-- START OF STORED DATA --
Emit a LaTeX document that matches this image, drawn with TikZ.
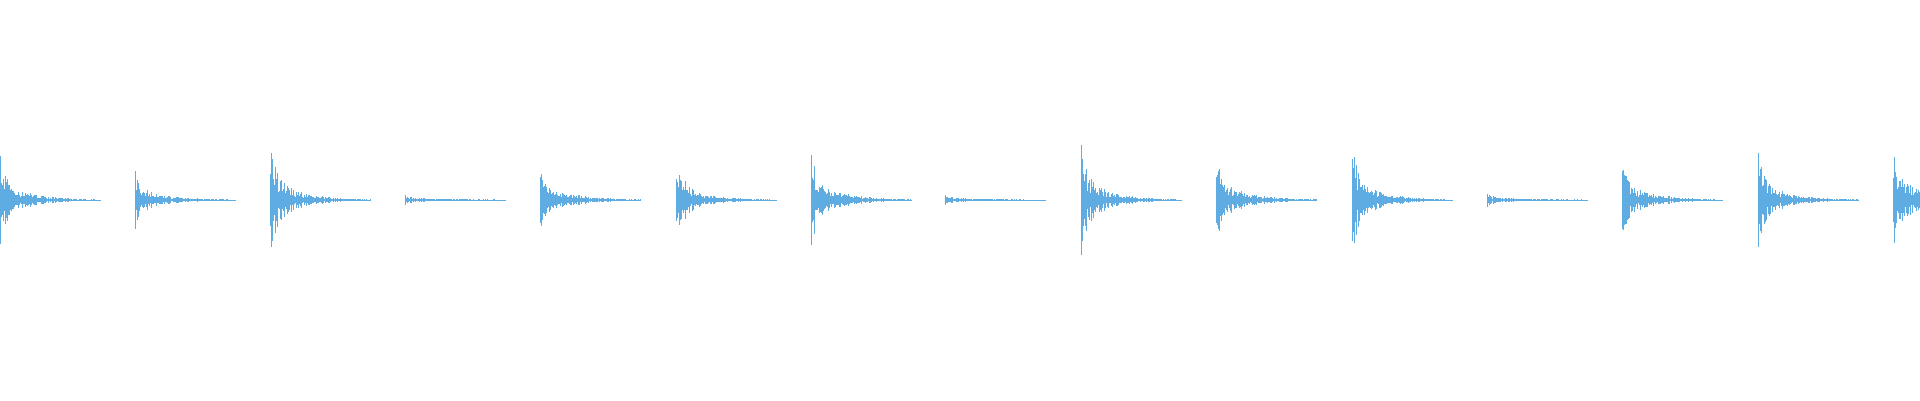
\documentclass[tikz,border=0pt]{standalone}
\definecolor{wave}{RGB}{94,172,226}
\begin{document}
\begin{tikzpicture}[x=1pt,y=1pt]
    \useasboundingbox (0,0) rectangle (1920,400);
    \clip (0,0) rectangle (1920,400);
    \pgfmathsetseed{7}
    % onset, peak, decay
    \foreach \s/\a/\d in {0/48/28,135/33/30,270/60/28,405/6/60,540/43/30,676/51/26,811/49/30,945/6/60,1081/59/28,1216/49/30,1352/61/26,1487/7/60,1622/43/30,1758/49/28,1893/55/40}
    \foreach \i in {0,...,100}
    {
      \pgfmathsetmacro\h{max(0.5,\a*(0.6*exp(-\i/5)+0.4*exp(-\i/\d))*(0.3+0.7*rnd))}
      \draw[wave,line width=1pt] (\s+\i,200-\h)--(\s+\i,200+\h);
    }
  \end{tikzpicture}
\end{document}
-- END OF STORED DATA --
■ **TASK DIRECTIONS**:
Word for word, quote the lines above. Omit the pictures.

■ **SOLVED EXERCISE**:
Emit a LaTeX document that matches this image, drawn with TikZ.
\documentclass[tikz,border=0pt]{standalone}
\definecolor{wave}{RGB}{94,172,226}
\begin{document}
\begin{tikzpicture}[x=1pt,y=1pt]
    \useasboundingbox (0,0) rectangle (1920,400);
    \clip (0,0) rectangle (1920,400);
    \pgfmathsetseed{7}
    % onset, peak, decay
    \foreach \s/\a/\d in {0/48/28,135/33/30,270/60/28,405/6/60,540/43/30,676/51/26,811/49/30,945/6/60,1081/59/28,1216/49/30,1352/61/26,1487/7/60,1622/43/30,1758/49/28,1893/55/40}
    \foreach \i in {0,...,100}
    {
      \pgfmathsetmacro\h{max(0.5,\a*(0.6*exp(-\i/5)+0.4*exp(-\i/\d))*(0.3+0.7*rnd))}
      \draw[wave,line width=1pt] (\s+\i,200-\h)--(\s+\i,200+\h);
    }
  \end{tikzpicture}
\end{document}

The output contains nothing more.